What are the most important values for a leader?

All individuals have to decide what values they will embrace, what they will live for, what they would die for. Those values come from their core beliefs and their faith. I won't address that here because I believe you must wrestle them down personally. Instead I'll talk about leaders values that I believe are most important.

Purpose: Let Your Why Direct Your What
I believe that success comes from knowing your purpose in life, growing to your maximum potential, and sowing seeds to benefit others. If you miss any one of those three things, I don't think you can be genuinely successful. I also know that you cannot achieve the second and third parts fully without first discovering the first. You can't grow to your potential you don't know your purpose. 

And if you don't know why you are on this earth and you are not able to improve in that purpose to the best of your ability, you'll be very limited in the ways you can help others. 

I'll just say that once you understand your purpose, you need to prioritize your life according to that purpose. If you don't, you'll continually get off track and you may never feel a real sense fulfillment and completion.

Integrity: Live the Life Before You Lead Others.

Too many leaders are like bad parents. They do whatever they want and tell the people they are supposed to be leading. "Do as I say, not as I do." That doesn't work in parenting or in leadership. 
Why? Because people do what people see!
Great teams are made up of people with diverse skills. But when it comes to values, habits, disciplines, and attitudes, there needs to be unity. That starts with the example set by the leaders. If the leaders are undisciplined, the people will follow the suit. If they come to work late, fail to hit their budgets, do sloppy work, waste time, and treat people poorly, guess what their people will do?

When you become a leader, you must focus more on your responsibilities than on your rights

When you become a leader, you must focus more on your responsibilities than on your rights. You must raise your standards. You must do more than you expect of others. If you live the life first and lead well, others will respect you. And the chances are good that they will be willing to follow you.

Relationships: Walk Slowly Through the Crowd
Leadership impact is drawn not from position or title but from authentic relationships. 

How do you develop authentic relationships? 

You live with authenticity. You treat people with kindness and respect. And you go to where they are to connect with them.


A lot of leaders wait for their people to come to them. They assume that people will come to them if they need or want something. But good leaders don't think that way. Effective leaders initiate. They communicate vision. They seek opportunities. They start initiatives that will benefit the organization. And they initiate with people too. 

They know that they will never possess what they are unwilling to pursue. They want good relationships with the people who work with them, so they seek those people out. They ask them questions. They learn who they are. They offer assistance. They find ways for them to succeed. If you want to become a better leader, become highly relational.

Renewal: Replenish Yourself Daily
Life is demanding. People are demanding. The more you lead and the more you succeed, the more others will expect from you. If you don't make an effort to replenish your energy, feed your soul and renew your mind, you will run out of gas. Replenishing yourself requires your attention. You have to be intentional about it.
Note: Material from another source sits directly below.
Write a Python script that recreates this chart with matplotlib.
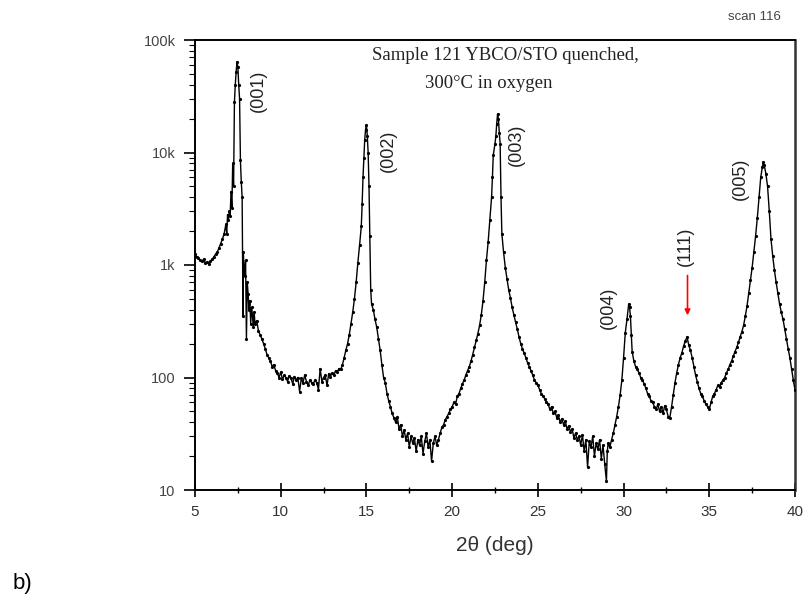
import matplotlib
matplotlib.use("Agg")
import matplotlib.pyplot as plt
from matplotlib.ticker import FixedLocator, LogLocator, NullFormatter, MultipleLocator

# ---------------- data ----------------
two_theta = [
    5.0, 5.1, 5.2, 5.3, 5.4, 5.5, 5.6, 5.7, 5.8, 5.9, 6.0, 6.1, 6.2, 6.3, 6.4, 6.5, 6.6, 6.7,
    6.8, 6.85, 6.9, 6.95, 7.0, 7.05, 7.1, 7.15, 7.2, 7.25, 7.3, 7.35, 7.4, 7.45, 7.5, 7.55,
    7.6, 7.65, 7.7, 7.75, 7.8, 7.82, 7.85, 7.9, 7.95, 8.0, 8.05, 8.1, 8.15, 8.2, 8.25, 8.3,
    8.35, 8.4, 8.45, 8.5, 8.6, 8.7, 8.8, 8.9, 9.0, 9.1, 9.2, 9.3, 9.4, 9.5, 9.6, 9.7, 9.8,
    9.9, 10.0, 10.1, 10.2, 10.3, 10.4, 10.5, 10.6, 10.7, 10.8, 10.9, 11.0, 11.1, 11.2, 11.3,
    11.4, 11.5, 11.6, 11.7, 11.8, 11.9, 12.0, 12.1, 12.2, 12.3, 12.4, 12.5, 12.6, 12.7, 12.8,
    12.9, 13.0, 13.1, 13.2, 13.3, 13.4, 13.5, 13.6, 13.7, 13.8, 13.9, 14.0, 14.1, 14.2, 14.3,
    14.4, 14.5, 14.6, 14.7, 14.75, 14.8, 14.85, 14.9, 14.95, 15.0, 15.05, 15.1, 15.15, 15.2,
    15.25, 15.3, 15.4, 15.5, 15.6, 15.7, 15.8, 15.9, 16.0, 16.1, 16.2, 16.3, 16.4, 16.5, 16.6,
    16.7, 16.8, 16.9, 17.0, 17.1, 17.2, 17.3, 17.4, 17.5, 17.6, 17.7, 17.8, 17.9, 18.0, 18.1,
    18.2, 18.3, 18.4, 18.5, 18.6, 18.7, 18.8, 18.9, 19.0, 19.1, 19.2, 19.3, 19.4, 19.5, 19.6,
    19.7, 19.8, 19.9, 20.0, 20.1, 20.2, 20.3, 20.4, 20.5, 20.6, 20.7, 20.8, 20.9, 21.0, 21.1,
    21.2, 21.3, 21.4, 21.5, 21.6, 21.7, 21.8, 21.9, 22.0, 22.1, 22.2, 22.3, 22.35, 22.4, 22.5,
    22.55, 22.6, 22.65, 22.7, 22.75, 22.8, 22.85, 22.9, 23.0, 23.1, 23.2, 23.3, 23.4, 23.5,
    23.6, 23.7, 23.8, 23.9, 24.0, 24.1, 24.2, 24.3, 24.4, 24.5, 24.6, 24.7, 24.8, 24.9, 25.0,
    25.1, 25.2, 25.3, 25.4, 25.5, 25.6, 25.7, 25.8, 25.9, 26.0, 26.1, 26.2, 26.3, 26.4, 26.5,
    26.6, 26.7, 26.8, 26.9, 27.0, 27.1, 27.2, 27.3, 27.4, 27.5, 27.6, 27.7, 27.8, 27.9, 28.0,
    28.1, 28.2, 28.3, 28.4, 28.5, 28.6, 28.7, 28.8, 28.9, 29.0, 29.05, 29.1, 29.2, 29.3, 29.4,
    29.5, 29.6, 29.7, 29.8, 29.9, 30.0, 30.1, 30.2, 30.3, 30.35, 30.4, 30.45, 30.5, 30.6, 30.7,
    30.8, 30.9, 31.0, 31.1, 31.2, 31.3, 31.4, 31.5, 31.6, 31.7, 31.8, 31.9, 32.0, 32.1, 32.2,
    32.3, 32.4, 32.5, 32.6, 32.7, 32.8, 32.9, 33.0, 33.1, 33.2, 33.3, 33.4, 33.5, 33.6, 33.7,
    33.8, 33.9, 34.0, 34.1, 34.2, 34.3, 34.4, 34.5, 34.6, 34.7, 34.8, 34.9, 35.0, 35.1, 35.2,
    35.3, 35.4, 35.5, 35.6, 35.7, 35.8, 35.9, 36.0, 36.1, 36.2, 36.3, 36.4, 36.5, 36.6, 36.7,
    36.8, 36.9, 37.0, 37.1, 37.2, 37.3, 37.4, 37.5, 37.6, 37.7, 37.8, 37.9, 38.0, 38.1, 38.15,
    38.2, 38.3, 38.4, 38.5, 38.6, 38.7, 38.8, 38.9, 39.0, 39.1, 39.2, 39.3, 39.4, 39.5, 39.6,
    39.7, 39.8, 39.9, 40.0,
]
counts = [
    1250, 1180, 1150, 1100, 1080, 1120, 1050, 1060, 1030, 1080, 1120, 1180, 1250, 1300, 1420, 1550, 1700, 1900,
    2300, 1900, 2800, 2500, 3000, 2700, 4500, 3200, 8000, 5000, 28000, 40000, 52000, 64000, 58000, 40000,
    30000, 8500, 5500, 4000, 350, 1300, 1000, 800, 1100, 220, 700, 550, 400, 480, 300, 420,
    360, 280, 380, 300, 320, 260, 240, 220, 200, 180, 160, 150, 140, 125, 130, 115, 110,
    100, 112, 96, 105, 100, 92, 104, 98, 88, 102, 95, 100, 75, 98, 90,
    105, 92, 85, 95, 90, 88, 95, 90, 78, 120, 92, 100, 105, 85, 108,
    102, 110, 105, 115, 112, 120, 118, 130, 150, 175, 200, 240, 300, 380, 500,
    700, 1050, 1500, 2200, 3500, 6000, 9000, 13000, 16000, 17500, 14000, 10000, 5000, 1800,
    600, 450, 400, 330, 280, 220, 175, 130, 100, 90, 72, 62, 55, 48, 44,
    40, 45, 35, 38, 30, 34, 28, 32, 24, 30, 26, 29, 22, 28, 25,
    30, 21, 27, 32, 24, 28, 18, 26, 30, 25, 28, 32, 36, 38, 42,
    45, 48, 52, 55, 60, 58, 68, 72, 80, 88, 95, 105, 115, 125, 140,
    160, 185, 215, 245, 290, 360, 480, 700, 1100, 1600, 2500, 4000, 6000, 9500, 12000,
    14000, 18000, 22000, 20000, 15000, 12000, 4000, 1900, 1300, 950, 750, 600, 510, 420,
    360, 310, 270, 230, 200, 180, 165, 150, 135, 125, 115, 105, 95, 90, 85,
    78, 72, 68, 65, 60, 58, 52, 55, 48, 50, 44, 46, 40, 43, 38,
    41, 35, 37, 33, 35, 29, 32, 28, 30, 25, 31, 22, 28, 16, 27,
    24, 30, 20, 26, 23, 28, 19, 25, 17, 12, 22, 26, 24, 28, 32,
    38, 45, 55, 70, 95, 150, 250, 330, 450, 420, 350, 240, 170, 140, 125,
    118, 110, 100, 95, 88, 80, 72, 68, 62, 60, 55, 52, 58, 50, 55,
    48, 56, 52, 45, 44, 55, 70, 90, 110, 130, 150, 165, 190, 210, 230,
    195, 175, 150, 125, 105, 92, 80, 72, 68, 62, 58, 55, 52, 60, 68,
    72, 78, 85, 82, 90, 95, 100, 110, 118, 130, 140, 155, 170, 185, 205,
    230, 255, 290, 350, 430, 560, 740, 950, 1300, 1800, 2600, 4000, 6000, 7500, 8200,
    7800, 6500, 5000, 3000, 1700, 1200, 900, 700, 560, 450, 380, 330, 270, 220, 180,
    150, 120, 95, 78,
]

peak_labels = ["(001)", "(002)", "(003)", "(004)", "(111)", "(005)"]
label_x = [8.67, 16.26, 23.77, 29.1, 33.6, 36.8]
label_y = [35000, 10400, 11700, 420, 1470, 5850]

arrow_x = 33.73
arrow_from = 807
arrow_to = 357

xticks = [5, 10, 15, 20, 25, 30, 35, 40]
yticks = [10, 100, 1000, 10000, 100000]
ytick_labels = ["10", "100", "1k", "10k", "100k"]

title_line1 = "Sample 121 YBCO/STO quenched,"
title_line2 = "300°C in oxygen"

# ---------------- figure ----------------
fig = plt.figure(figsize=(8.08, 5.99), dpi=100)
ax = fig.add_axes([195 / 808, 1 - 490 / 599, 600 / 808, 450 / 599])

ax.plot(two_theta, counts, color="black", lw=1.0, marker="o", ms=2.3,
        markeredgewidth=0, zorder=3)

ax.set_yscale("log")
ax.set_xlim(5, 40)
ax.set_ylim(10, 100000)

ax.xaxis.set_major_locator(FixedLocator(xticks))
ax.xaxis.set_minor_locator(MultipleLocator(2.5))
ax.yaxis.set_major_locator(FixedLocator(yticks))
ax.set_yticklabels(ytick_labels)
ax.yaxis.set_minor_locator(LogLocator(base=10, subs=range(2, 10)))
ax.yaxis.set_minor_formatter(NullFormatter())
ax.set_xticklabels([str(v) for v in xticks])

ax.tick_params(axis="x", which="major", direction="inout", length=10, width=1.2,
               pad=6, labelsize=11, labelcolor="#333333")
ax.tick_params(axis="x", which="minor", direction="inout", length=5, width=1)
ax.tick_params(axis="y", which="major", direction="out", length=8, width=1.2,
               pad=6, labelsize=10.5, labelcolor="#444444")
ax.tick_params(axis="y", which="minor", direction="out", length=4, width=0.8)
for lab in ax.get_xticklabels() + ax.get_yticklabels():
    lab.set_family(["Liberation Sans", "DejaVu Sans"])

for side in ["left", "bottom", "top"]:
    ax.spines[side].set_linewidth(1.4)
ax.spines["right"].set_linewidth(1.8)
ax.spines["right"].set_color("#333333")

ax.set_xlabel("2θ (deg)", fontsize=15, family=["Liberation Sans", "DejaVu Sans"],
              color="#333333", labelpad=12)

for lab, lx, ly in zip(peak_labels, label_x, label_y):
    ax.text(lx, ly, lab, rotation=90, ha="center", va="center", fontsize=13,
            family=["Liberation Sans", "DejaVu Sans"], color="#222222")

ax.annotate("", xy=(arrow_x, arrow_to), xytext=(arrow_x, arrow_from),
            arrowprops=dict(arrowstyle="-|>", color="red", lw=1.2,
                            mutation_scale=8, shrinkA=0, shrinkB=0))

fig.text(505 / 808, 1 - 55 / 599, title_line1, ha="center", va="center",
         fontsize=13.5, family="Liberation Serif", color="#222222")
fig.text(489 / 808, 1 - 83 / 599, title_line2, ha="center", va="center",
         fontsize=13.5, family="Liberation Serif", color="#222222")

fig.text(754 / 808, 1 - 17 / 599, "scan 116", ha="center", va="center",
         fontsize=9.5, family="Liberation Sans", color="#444444")
fig.text(13 / 808, 1 - 583 / 599, "b)", ha="left", va="center",
         fontsize=16, family=["Liberation Sans", "DejaVu Sans"], color="black")

fig.savefig("out.png", dpi=100)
Stephen Covey, author of The 7 Habits of Highly Effective People, called this "sharpening the saw" and described it as

preserving and enhancing the greatest asset you have - you. It means having a balanced program for self-renewal in the four areas of your life: physical, social/emotional, mental, and spiritual.

Servanthood: Leading Well Means Serving Others
People want to lead for many reasons. Some want power. Others seek riches. Many are driven by an ideology or a desire to change the world. I believe the only worthy motivation for leadership is a desire for servanthood. 
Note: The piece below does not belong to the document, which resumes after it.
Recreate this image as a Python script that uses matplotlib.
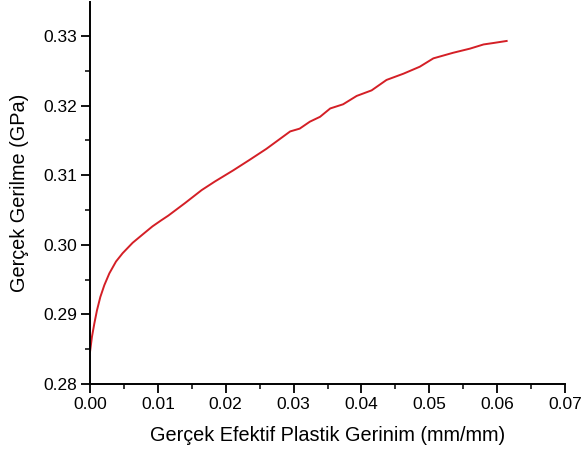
import matplotlib
matplotlib.use("Agg")
import matplotlib.pyplot as plt
from matplotlib.ticker import MultipleLocator, FormatStrFormatter

strain = [0.0, 0.00029, 0.00064, 0.00103, 0.00152, 0.00211, 0.00285, 0.00383,
          0.00481, 0.00629, 0.00777, 0.00920, 0.01046, 0.01154, 0.0140,
          0.01646, 0.0184, 0.0211, 0.0235, 0.0260, 0.0295, 0.0309, 0.0324,
          0.0339, 0.0354, 0.0373, 0.0393, 0.0415, 0.0437, 0.0462, 0.0486,
          0.0506, 0.0535, 0.0560, 0.0580, 0.0594, 0.0614]
stress = [0.2846, 0.2868, 0.2887, 0.2906, 0.2925, 0.2942, 0.2959, 0.2976,
          0.2988, 0.3003, 0.3015, 0.30265, 0.3035, 0.3042, 0.3060,
          0.30787, 0.3091, 0.3107, 0.3122, 0.3138, 0.3163, 0.3167, 0.3177,
          0.3184, 0.3196, 0.3202, 0.3214, 0.3222, 0.3237, 0.3246, 0.3256,
          0.3268, 0.3276, 0.3282, 0.3288, 0.3290, 0.3293]

xlabel = "Gerçek Efektif Plastik Gerinim (mm/mm)"
ylabel = "Gerçek Gerilme (GPa)"

plt.rcParams['font.family'] = ['Liberation Sans', 'DejaVu Sans']

fig = plt.figure(figsize=(5.81, 4.53), dpi=100)
ax = fig.add_axes([90/581, 69/453, 475/581, 382/453])
ax.plot(strain, stress, color='#d41f26', lw=1.4)
ax.set_xlim(0, 0.07)
ax.set_ylim(0.28, 0.3349)
ax.xaxis.set_major_locator(MultipleLocator(0.01))
ax.xaxis.set_minor_locator(MultipleLocator(0.005))
ax.yaxis.set_major_locator(MultipleLocator(0.01))
ax.yaxis.set_minor_locator(MultipleLocator(0.005))
ax.xaxis.set_major_formatter(FormatStrFormatter('%.2f'))
ax.yaxis.set_major_formatter(FormatStrFormatter('%.2f'))
for s in ['top', 'right']:
    ax.spines[s].set_visible(False)
for s in ['left', 'bottom']:
    ax.spines[s].set_linewidth(1.4)
ax.tick_params(which='major', direction='out', length=6.5, width=1.3, labelsize=12.5, pad=3)
ax.tick_params(which='minor', direction='out', length=3.5, width=1.1)
ax.set_xlabel(xlabel, fontsize=14.3, labelpad=10)
ax.set_ylabel(ylabel, fontsize=14.3, labelpad=10)
fig.savefig('out.png', dpi=100)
I love what Eugene B Habecker writes in The Other Side of Leadership:
The true leader serves. Serves people. Serves their best interests, and in so doing will not always be popular, may not always impress. But because true leaders are motivated by loving concern, rather than a desire for personal glory. they are willing to pay the price.
If you want to lead others but you are unwilling to serve people, I think you need to check your motives. If you are willing to embrace servanthood, not only will you become a better leader you will help your team, help the people your team serves, and make the world a better place.


Certainly there are other important values for leaders, but these are the ones I put at the top of my list. I encourage you to examine your own core beliefs and decide which values are most important to you.